--- Instruction ---
Only a number is wanted here: the number of lines of the data that include "this".

--- Input records ---
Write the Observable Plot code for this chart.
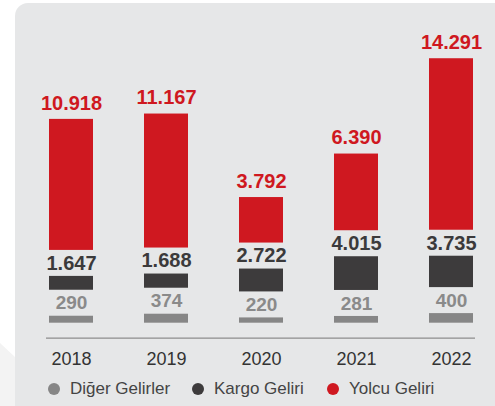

* * *

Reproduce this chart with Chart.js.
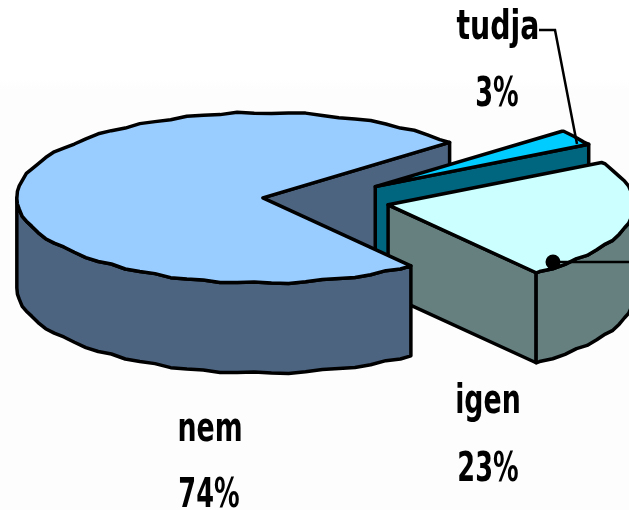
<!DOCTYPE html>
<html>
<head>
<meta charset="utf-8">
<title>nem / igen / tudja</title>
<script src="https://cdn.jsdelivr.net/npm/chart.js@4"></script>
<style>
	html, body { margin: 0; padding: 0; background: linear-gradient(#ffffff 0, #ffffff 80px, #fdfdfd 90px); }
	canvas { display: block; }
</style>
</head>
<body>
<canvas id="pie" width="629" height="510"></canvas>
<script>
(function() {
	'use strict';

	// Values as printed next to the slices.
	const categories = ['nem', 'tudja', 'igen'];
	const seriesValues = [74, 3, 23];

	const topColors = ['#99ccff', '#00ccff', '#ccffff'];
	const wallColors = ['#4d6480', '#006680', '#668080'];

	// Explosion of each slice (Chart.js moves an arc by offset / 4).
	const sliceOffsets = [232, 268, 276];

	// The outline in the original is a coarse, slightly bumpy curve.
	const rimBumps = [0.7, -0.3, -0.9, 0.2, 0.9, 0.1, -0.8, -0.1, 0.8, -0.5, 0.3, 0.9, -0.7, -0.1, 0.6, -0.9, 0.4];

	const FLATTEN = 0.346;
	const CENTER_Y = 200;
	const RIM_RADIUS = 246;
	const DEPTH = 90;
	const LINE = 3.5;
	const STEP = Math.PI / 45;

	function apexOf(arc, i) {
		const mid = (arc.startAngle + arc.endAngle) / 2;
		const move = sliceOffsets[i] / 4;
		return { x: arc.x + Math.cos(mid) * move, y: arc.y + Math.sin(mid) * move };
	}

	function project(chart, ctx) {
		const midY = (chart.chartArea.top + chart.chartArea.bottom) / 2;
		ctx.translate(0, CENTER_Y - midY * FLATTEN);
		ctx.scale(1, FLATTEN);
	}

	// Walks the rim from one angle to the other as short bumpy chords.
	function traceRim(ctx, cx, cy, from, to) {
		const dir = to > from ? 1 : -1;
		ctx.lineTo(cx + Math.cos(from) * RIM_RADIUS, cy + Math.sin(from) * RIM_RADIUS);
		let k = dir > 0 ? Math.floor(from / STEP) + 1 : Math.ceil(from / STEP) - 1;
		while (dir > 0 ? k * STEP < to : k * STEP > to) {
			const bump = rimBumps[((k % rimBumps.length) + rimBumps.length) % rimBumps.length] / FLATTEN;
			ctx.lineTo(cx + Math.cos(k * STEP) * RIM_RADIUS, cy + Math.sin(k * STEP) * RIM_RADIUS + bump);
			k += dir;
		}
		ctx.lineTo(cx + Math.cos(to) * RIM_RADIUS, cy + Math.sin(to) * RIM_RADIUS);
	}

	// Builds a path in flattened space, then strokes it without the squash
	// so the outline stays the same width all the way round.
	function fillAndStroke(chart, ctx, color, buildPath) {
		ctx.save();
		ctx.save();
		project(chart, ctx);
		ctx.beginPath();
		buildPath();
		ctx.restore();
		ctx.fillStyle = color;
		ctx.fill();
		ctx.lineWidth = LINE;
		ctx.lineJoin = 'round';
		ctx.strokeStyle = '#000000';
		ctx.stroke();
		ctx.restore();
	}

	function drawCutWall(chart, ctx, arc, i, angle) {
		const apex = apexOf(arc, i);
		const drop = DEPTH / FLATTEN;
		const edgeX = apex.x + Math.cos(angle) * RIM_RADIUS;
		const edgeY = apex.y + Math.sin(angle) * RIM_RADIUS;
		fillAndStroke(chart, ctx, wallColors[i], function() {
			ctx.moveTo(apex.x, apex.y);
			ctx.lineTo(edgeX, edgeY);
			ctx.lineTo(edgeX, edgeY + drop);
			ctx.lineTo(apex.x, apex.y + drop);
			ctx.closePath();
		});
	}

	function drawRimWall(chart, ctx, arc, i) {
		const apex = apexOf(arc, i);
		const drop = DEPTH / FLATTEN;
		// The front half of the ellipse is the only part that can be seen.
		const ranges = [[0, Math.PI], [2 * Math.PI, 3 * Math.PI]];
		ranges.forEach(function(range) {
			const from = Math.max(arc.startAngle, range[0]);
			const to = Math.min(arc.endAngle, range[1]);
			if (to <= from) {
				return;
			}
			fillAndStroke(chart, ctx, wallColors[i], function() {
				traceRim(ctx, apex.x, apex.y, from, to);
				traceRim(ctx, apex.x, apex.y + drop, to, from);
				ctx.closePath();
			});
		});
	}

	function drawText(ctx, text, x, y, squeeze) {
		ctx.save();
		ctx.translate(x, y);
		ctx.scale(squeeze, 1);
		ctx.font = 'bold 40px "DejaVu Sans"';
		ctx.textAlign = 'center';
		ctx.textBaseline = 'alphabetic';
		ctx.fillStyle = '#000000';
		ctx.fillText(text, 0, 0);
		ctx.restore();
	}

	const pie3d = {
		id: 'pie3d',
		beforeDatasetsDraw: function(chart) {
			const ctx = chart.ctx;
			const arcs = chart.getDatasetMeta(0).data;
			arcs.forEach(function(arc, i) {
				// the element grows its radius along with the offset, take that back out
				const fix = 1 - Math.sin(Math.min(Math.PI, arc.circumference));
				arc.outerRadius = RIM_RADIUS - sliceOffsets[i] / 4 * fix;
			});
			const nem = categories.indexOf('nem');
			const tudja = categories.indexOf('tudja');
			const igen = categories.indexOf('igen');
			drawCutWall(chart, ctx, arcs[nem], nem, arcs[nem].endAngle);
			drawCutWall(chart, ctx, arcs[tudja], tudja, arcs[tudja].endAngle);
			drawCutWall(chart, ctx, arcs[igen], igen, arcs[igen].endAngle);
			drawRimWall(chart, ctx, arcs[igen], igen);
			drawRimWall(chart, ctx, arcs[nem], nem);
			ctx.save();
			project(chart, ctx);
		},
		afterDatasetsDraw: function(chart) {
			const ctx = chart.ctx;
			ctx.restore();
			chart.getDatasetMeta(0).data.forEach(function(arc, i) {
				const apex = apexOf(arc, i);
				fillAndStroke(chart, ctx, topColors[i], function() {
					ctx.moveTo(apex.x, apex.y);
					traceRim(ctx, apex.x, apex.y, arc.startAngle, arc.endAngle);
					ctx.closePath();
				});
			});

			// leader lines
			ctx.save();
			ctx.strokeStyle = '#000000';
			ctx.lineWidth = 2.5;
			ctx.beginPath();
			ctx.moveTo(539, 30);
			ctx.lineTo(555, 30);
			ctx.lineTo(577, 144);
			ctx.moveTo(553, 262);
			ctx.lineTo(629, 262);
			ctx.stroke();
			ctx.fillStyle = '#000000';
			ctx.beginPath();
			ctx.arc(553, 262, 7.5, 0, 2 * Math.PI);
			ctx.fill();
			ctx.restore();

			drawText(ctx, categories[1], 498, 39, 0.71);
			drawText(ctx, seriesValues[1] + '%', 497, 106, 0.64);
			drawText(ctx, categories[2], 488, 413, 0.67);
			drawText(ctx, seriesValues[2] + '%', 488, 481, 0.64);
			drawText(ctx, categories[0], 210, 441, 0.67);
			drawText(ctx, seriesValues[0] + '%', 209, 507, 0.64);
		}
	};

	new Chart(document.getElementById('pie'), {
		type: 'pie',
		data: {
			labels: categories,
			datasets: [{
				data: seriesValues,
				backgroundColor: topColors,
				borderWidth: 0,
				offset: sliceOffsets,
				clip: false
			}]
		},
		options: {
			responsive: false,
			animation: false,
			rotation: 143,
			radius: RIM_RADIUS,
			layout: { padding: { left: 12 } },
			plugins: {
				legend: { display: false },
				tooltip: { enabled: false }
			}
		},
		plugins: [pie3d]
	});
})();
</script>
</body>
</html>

--- The response ---
2